İsrail Ulusal Siber Güvenlik Müdürlüğü’ne (INCD) göre Hamas, savaşçıların 7 Ekim 2023’te Gazze Şeridi yakınlarındaki İsrail yerleşimlerine saldırmasından önce istihbarat toplamak amacıyla İsrail evlerindeki özel güvenlik kameralarından alınan video akışlarını hackledi.
INCD genel müdürü Gaby Portnoy için bu saldırı sürpriz değildi: “Ancak düşündüğümüzden daha derine indi. Bu kameralardan çok özel istihbarat topladıklarını gördük.”
Hamaslı hackerlar, zayıf ve varsayılan şifreleri kullanarak İsrail evlerindeki akıllı cihazları ele geçirmeyi başardı ve yol kenarlarındaki akıllı reklam panolarındaki ekranları değiştirmeyi başardı.
Saldırılar ciddi fiziksel hasara yol açmamış olabilir, ancak önemli bir psikolojik etkiye sahipti. Portnoy, “Çok kolay saldırılardı, ancak etkileri çok büyüktü” dedi.
İsrail, hükümete çatışma süresince savunmasız güvenlik kameralarını kapatma yetkisi veren bir yasa çıkardı. Ülke ayrıca, ülkeyi o zamandan beri vuran siber saldırılardan ders çıkarmaya çalışırken, akıllı cihazların güvenlik riskleri hakkında insanları eğitme çabalarını da artırıyor.
Portnoy, şu anki görevinde yaklaşık iki buçuk yıldır görev yapıyor. İsrail Savunma Kuvvetleri’nde (IDF) eski Tuğgeneral olan Portnoy, 31 yıllık kariyerinde İstihbarat Kolordusu’nda operasyon başkanı ve uydu görüntüleri ve haritaları yorumlama ve analiz etme konusunda özel yeteneklere sahip otizm spektrumundaki kişileri işe alan bir askeri birim olan 9900 biriminin komutanı olarak görev yapıyor.

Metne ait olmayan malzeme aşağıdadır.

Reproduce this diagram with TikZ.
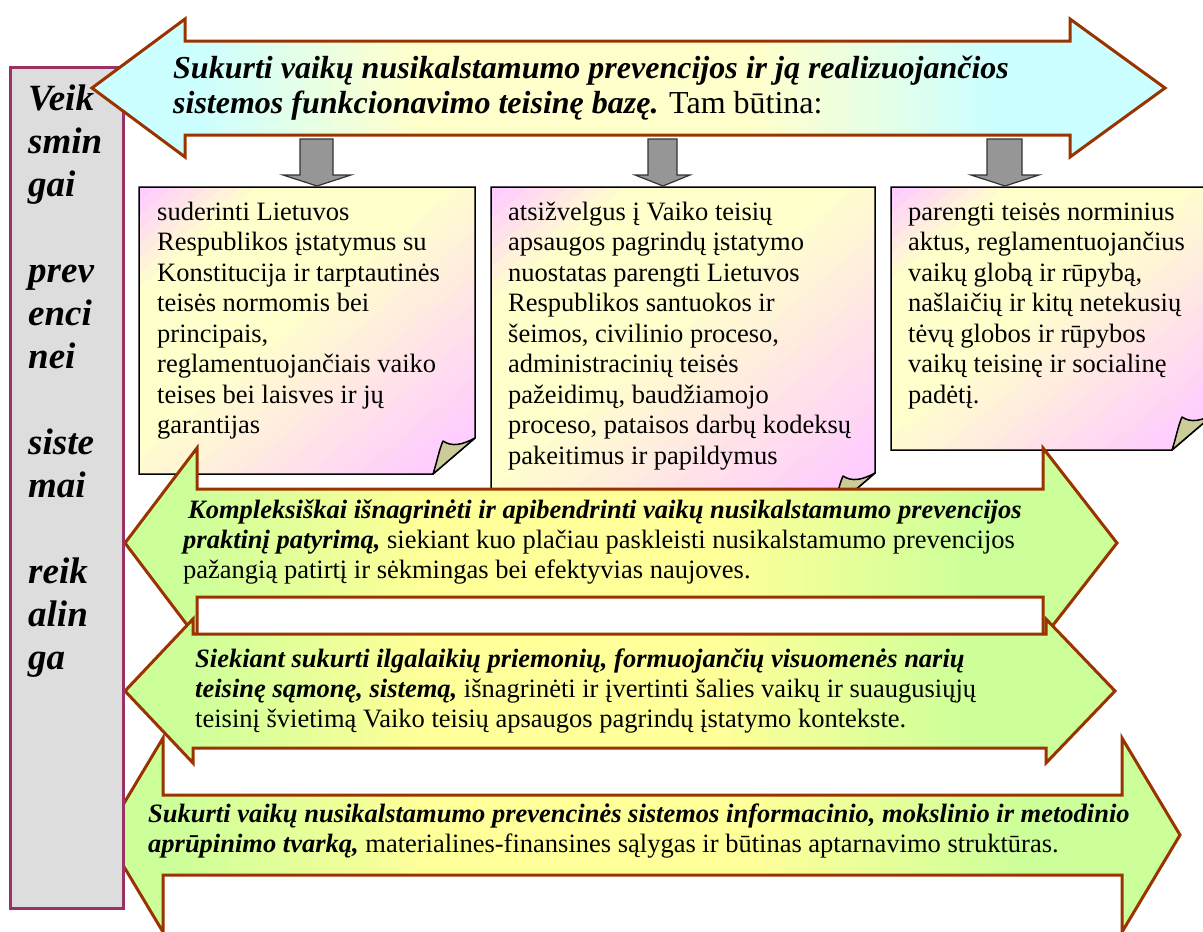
\documentclass[tikz,border=0pt]{standalone}
\usepackage{fontspec}
\setmainfont{Liberation Serif}
\definecolor{brn}{HTML}{993300}
\definecolor{plum}{HTML}{993366}
\definecolor{cyanc}{HTML}{CCFFFF}
\definecolor{yelc}{HTML}{FFFFCC}
\definecolor{grnc}{HTML}{CCFF99}
\definecolor{yelg}{HTML}{FFFF99}
\definecolor{pinkc}{HTML}{FFCCFF}
\definecolor{foldc}{HTML}{CCCC99}
\definecolor{grayf}{HTML}{969696}
\definecolor{boxg}{HTML}{DDDDDD}
\pgfdeclarehorizontalshading{topsh}{100bp}{color(0bp)=(cyanc); color(30bp)=(cyanc); color(40bp)=(yelc); color(56bp)=(yelc); color(67bp)=(cyanc); color(100bp)=(cyanc)}
\pgfdeclarehorizontalshading{grnsh}{100bp}{color(0bp)=(grnc); color(28bp)=(grnc); color(40bp)=(yelg); color(55bp)=(yelg); color(68bp)=(grnc); color(100bp)=(grnc)}
\newcommand\dblarrow[8]{\path[#1] (#2,#6) -- (#3,{#6-#8}) -- (#3,{#6-#7}) -- (#4,{#6-#7}) -- (#4,{#6-#8}) -- (#5,#6) -- (#4,{#6+#8}) -- (#4,{#6+#7}) -- (#3,{#6+#7}) -- (#3,{#6+#8}) -- cycle;}
\newcommand\foldat[2]{\path[fold] ({#1-42},#2) .. controls ({#1-38},{#2-12}) and ({#1-36},{#2-24}) .. ({#1-32},{#2-33}) .. controls ({#1-23},{#2-27}) and ({#1-13},{#2-29}) .. (#1,{#2-36}) -- cycle;}
\newcommand\grayarrow[5]{\path[grayarr] (#1,139) -- (#2,139) -- (#2,175) -- (#4,175) -- (#5,186) -- (#3,175) -- (#1,175) -- cycle;}
% note box: x0 y0 x1 y1 (top-left, bottom-right), diagonal pink-yellow-pink gradient
\newcommand\notebox[4]{%
  \begin{scope}
    \clip (#1,#2) -- (#3,#2) -- (#3,{#4-36}) -- ({#3-42},#4) -- (#1,#4) -- cycle;
    \foreach \i in {0,...,39}{%
      \pgfmathsetmacro\sa{\i/20}%
      \pgfmathsetmacro\sb{(\i+1.4)/20}%
      \pgfmathsetmacro\tm{(\i+0.5)/40}%
      \pgfmathsetmacro\pp{100*min(1,max(max(0,(0.18-\tm)/0.16),(\tm-0.45)/0.47))}%
      \fill[pinkc!\pp!yelc] ({#1+(\sa+2)*(#3-#1)},{#2-2*(#4-#2)}) -- ({#1-2*(#3-#1)},{#2+(\sa+2)*(#4-#2)}) -- ({#1-2*(#3-#1)},{#2+(\sb+2)*(#4-#2)}) -- ({#1+(\sb+2)*(#3-#1)},{#2-2*(#4-#2)}) -- cycle;
    }
  \end{scope}
  \path[noteline] (#1,#2) -- (#3,#2) -- (#3,{#4-36}) -- ({#3-42},#4) -- (#1,#4) -- cycle;
  \foldat{#3}{#4}}
\newcommand\bi{\bfseries\itshape}
\tikzset{
  bigarrow/.style={draw=brn, line width=3pt, line join=miter},
  topfill/.style={bigarrow, shade, shading=topsh},
  grnfill/.style={bigarrow, shade, shading=grnsh},
  noteline/.style={draw=black, line width=1.5pt},
  fold/.style={draw=black, line width=1.5pt, fill=foldc, line join=round},
  grayarr/.style={draw=black!80, line width=1.2pt, fill=grayf},
  sidebox/.style={draw=plum, line width=3pt, fill=boxg},
  txt/.style={anchor=base west, inner sep=0pt, font=\fontsize{26.5}{30.5}\selectfont},
  toptxt/.style={anchor=base west, inner sep=0pt, font=\fontsize{32}{35}\selectfont},
  sidetxt/.style={anchor=base west, inner sep=0pt, font=\fontsize{37}{43}\selectfont\bfseries\itshape}
}
\begin{document}
\begin{tikzpicture}[x=1pt,y=-1pt]
\useasboundingbox (0,0) rectangle (1203,932);
\clip (0,0) rectangle (1203,932);
% note boxes
\notebox{139}{187}{475}{474}
\notebox{491}{187}{875}{509}
\notebox{891}{187}{1214}{450}
% gray arrows
\grayarrow{300}{333}{283}{351}{317}
\grayarrow{648}{677}{635}{690}{663}
\grayarrow{987}{1022}{971}{1039}{1005}
% green arrows
\dblarrow{grnfill}{125}{197}{1043}{1117}{543}{54}{95}
\dblarrow{grnfill}{125}{193}{1046}{1115}{691}{57}{72}
\dblarrow{grnfill}{105}{163}{1122}{1180}{835}{40}{97}
% side box
\path[sidebox] (10,67) rectangle (123,908);
% top arrow
\dblarrow{topfill}{92}{185}{1070}{1165}{88}{47}{69}
% side text
\foreach \w/\k in {Veik/0, smin/1, gai/2, prev/4, enci/5, nei/6, siste/8, mai/9, reik/11, alin/12, ga/13}
  \node[sidetxt] (s\k) at (28,{110+43*\k}) {\w};
% top text
\node[toptxt] (t1) at (173,78) {\bi Sukurti vaikų nusikalstamumo prevencijos ir ją realizuojančios};
\node[toptxt] (t2) at (173,113) {{\bi sistemos funkcionavimo teisinę bazę.} Tam būtina:};
% box texts
\foreach \t [count=\i from 0] in {suderinti Lietuvos, Respublikos įstatymus su, Konstitucija ir tarptautinės, teisės normomis bei, {principais,}, reglamentuojančiais vaiko, teises bei laisves ir jų, garantijas}
  \node[txt] (ba\i) at (157,{220+30.5*\i}) {\t};
\foreach \t [count=\i from 0] in {atsižvelgus į Vaiko teisių, apsaugos pagrindų įstatymo, nuostatas parengti Lietuvos, Respublikos santuokos ir, {šeimos, civilinio proceso,}, administracinių teisės, {pažeidimų, baudžiamojo}, {proceso, pataisos darbų kodeksų}, pakeitimus ir papildymus}
  \node[txt] (bb\i) at (508,{220+30.5*\i}) {\t};
\foreach \t [count=\i from 0] in {parengti teisės norminius, {aktus, reglamentuojančius}, {vaikų globą ir rūpybą,}, našlaičių ir kitų netekusių, tėvų globos ir rūpybos, vaikų teisinę ir socialinę, padėtį.}
  \node[txt] (bc\i) at (908,{220+30.5*\i}) {\t};
% arrow A text
\node[txt] (a1) at (188,518) {\bi Kompleksiškai išnagrinėti ir apibendrinti vaikų nusikalstamumo prevencijos};
\node[txt] (a2) at (183,548) {{\bi praktinį patyrimą,} siekiant kuo plačiau paskleisti nusikalstamumo prevencijos};
\node[txt] (a3) at (183,578) {pažangią patirtį ir sėkmingas bei efektyvias naujoves.};
% arrow B text
\node[txt] (b1) at (195,667) {\bi Siekiant sukurti ilgalaikių priemonių, formuojančių visuomenės narių};
\node[txt] (b2) at (195,697) {{\bi teisinę sąmonę, sistemą,} išnagrinėti ir įvertinti šalies vaikų ir suaugusiųjų};
\node[txt] (b3) at (195,727) {teisinį švietimą Vaiko teisių apsaugos pagrindų įstatymo kontekste.};
% arrow C text
\node[txt] (c1) at (148,822) {\bi Sukurti vaikų nusikalstamumo prevencinės sistemos informacinio, mokslinio ir metodinio};
\node[txt] (c2) at (148,852) {{\bi aprūpinimo tvarką,} materialines-finansines sąlygas ir būtinas aptarnavimo struktūras.};
\end{tikzpicture}
\end{document}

İsrail Ulusal Siber Müdürlüğü’nü yönetmenin “düşündüğümden çok daha büyük bir meydan okuma” olduğunu, “altı oyuncuyla satranç oynamak gibi” olduğunu söylüyor.

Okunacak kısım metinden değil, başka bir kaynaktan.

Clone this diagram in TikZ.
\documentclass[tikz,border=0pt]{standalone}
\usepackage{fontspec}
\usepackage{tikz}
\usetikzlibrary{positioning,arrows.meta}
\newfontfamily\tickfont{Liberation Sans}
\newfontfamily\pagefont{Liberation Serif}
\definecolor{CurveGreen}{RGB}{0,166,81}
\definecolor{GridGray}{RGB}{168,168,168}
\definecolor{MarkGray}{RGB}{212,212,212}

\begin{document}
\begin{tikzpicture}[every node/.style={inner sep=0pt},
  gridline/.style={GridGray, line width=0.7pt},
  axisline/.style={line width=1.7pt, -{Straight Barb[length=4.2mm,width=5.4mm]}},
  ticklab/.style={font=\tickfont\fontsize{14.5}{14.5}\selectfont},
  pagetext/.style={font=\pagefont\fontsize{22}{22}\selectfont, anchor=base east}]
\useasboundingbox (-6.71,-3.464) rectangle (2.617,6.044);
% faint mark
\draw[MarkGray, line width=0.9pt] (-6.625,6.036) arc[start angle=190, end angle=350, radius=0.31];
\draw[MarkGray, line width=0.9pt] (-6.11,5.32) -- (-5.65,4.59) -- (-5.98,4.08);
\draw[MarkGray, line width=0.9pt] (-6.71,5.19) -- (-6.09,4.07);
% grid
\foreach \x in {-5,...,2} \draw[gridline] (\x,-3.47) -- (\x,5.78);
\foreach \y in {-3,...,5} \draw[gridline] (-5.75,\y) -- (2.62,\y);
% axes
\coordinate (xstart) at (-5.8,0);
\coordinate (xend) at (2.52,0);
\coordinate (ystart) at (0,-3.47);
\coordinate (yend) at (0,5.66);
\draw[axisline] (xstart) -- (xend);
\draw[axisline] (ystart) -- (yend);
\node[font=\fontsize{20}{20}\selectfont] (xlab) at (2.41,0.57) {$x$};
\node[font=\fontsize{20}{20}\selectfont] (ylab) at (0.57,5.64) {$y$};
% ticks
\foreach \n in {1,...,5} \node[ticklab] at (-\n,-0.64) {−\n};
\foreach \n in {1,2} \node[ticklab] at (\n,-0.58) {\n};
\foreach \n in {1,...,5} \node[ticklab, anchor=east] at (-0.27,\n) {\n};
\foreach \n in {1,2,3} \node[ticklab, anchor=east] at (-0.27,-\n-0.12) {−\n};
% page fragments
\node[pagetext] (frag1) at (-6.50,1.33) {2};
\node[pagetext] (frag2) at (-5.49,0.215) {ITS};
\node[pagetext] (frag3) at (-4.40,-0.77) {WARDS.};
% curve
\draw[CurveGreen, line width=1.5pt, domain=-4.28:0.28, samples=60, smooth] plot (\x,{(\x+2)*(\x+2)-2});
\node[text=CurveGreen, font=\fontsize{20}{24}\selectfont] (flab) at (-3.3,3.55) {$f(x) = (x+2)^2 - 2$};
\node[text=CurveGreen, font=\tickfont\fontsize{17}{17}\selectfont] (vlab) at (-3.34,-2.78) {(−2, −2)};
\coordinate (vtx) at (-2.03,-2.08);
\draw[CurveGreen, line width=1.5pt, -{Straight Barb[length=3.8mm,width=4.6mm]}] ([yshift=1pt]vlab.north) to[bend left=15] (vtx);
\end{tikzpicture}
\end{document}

Gazze çatışmasının başlangıcından bu yana, İsrail’e yönelik siber saldırıların hacmi üç katına çıktı. Hacker grupları kritik altyapıları hedef almaya başladı ve İsrail hastanelerinin çoğu hacker veya fidye yazılımı saldırılarına maruz kaldı. İsrail ekonomisine maliyetin yılda 3 milyar dolardan fazla olduğu ve arttığı tahmin ediliyor.

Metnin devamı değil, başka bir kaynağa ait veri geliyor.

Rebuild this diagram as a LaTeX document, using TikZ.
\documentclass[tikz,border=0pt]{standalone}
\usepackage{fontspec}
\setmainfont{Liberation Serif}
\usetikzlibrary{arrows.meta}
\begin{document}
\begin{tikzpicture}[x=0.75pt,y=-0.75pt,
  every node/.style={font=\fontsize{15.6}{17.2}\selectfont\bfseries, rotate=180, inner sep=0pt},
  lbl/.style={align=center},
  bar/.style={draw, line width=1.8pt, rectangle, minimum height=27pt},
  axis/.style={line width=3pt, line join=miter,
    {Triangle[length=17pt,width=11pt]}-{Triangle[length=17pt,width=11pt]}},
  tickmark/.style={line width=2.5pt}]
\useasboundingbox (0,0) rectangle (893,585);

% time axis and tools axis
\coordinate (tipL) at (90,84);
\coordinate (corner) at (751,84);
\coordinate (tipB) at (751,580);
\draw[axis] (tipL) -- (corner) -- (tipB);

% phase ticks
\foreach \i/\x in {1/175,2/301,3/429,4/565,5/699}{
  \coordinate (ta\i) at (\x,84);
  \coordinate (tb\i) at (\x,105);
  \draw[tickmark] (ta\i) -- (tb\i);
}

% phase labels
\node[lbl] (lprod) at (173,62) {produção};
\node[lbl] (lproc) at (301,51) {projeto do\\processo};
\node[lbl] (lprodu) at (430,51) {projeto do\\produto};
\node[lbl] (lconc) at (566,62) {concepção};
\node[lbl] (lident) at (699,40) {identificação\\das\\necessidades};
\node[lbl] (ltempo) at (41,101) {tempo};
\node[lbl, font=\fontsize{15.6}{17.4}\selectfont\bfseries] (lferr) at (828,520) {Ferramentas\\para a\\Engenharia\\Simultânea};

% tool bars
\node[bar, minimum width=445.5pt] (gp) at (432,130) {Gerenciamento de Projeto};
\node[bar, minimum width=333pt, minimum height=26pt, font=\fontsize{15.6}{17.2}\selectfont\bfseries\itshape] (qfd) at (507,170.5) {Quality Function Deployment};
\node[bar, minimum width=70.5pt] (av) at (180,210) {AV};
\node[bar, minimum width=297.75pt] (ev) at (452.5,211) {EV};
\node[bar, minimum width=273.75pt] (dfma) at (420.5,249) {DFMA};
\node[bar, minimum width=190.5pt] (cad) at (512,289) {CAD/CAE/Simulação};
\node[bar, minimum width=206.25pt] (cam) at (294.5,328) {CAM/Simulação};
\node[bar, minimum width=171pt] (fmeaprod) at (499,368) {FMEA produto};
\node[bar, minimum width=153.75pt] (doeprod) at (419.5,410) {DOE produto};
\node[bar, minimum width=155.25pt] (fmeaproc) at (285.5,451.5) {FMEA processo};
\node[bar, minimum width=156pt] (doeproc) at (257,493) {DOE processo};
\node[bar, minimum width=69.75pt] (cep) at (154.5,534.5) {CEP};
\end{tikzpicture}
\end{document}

Portnoy, İran ve Lübnan’dan faaliyet gösteren İran destekli Hizbullah grubunun “7/24” bilgisayar korsanlığı operasyonları düzenlediğini söyledi ve ekledi: “Savaştan önce birlikte çalışıyorlardı. Şimdi çok yakın bir şekilde çalışıyorlar.”
İsrail, iki grubun Beyrut’ta yüz yüze görüşmeler yaptığını gösteren uçuşları takip etti. “Hedefleri ve yetenekleri paylaşıyorlar.”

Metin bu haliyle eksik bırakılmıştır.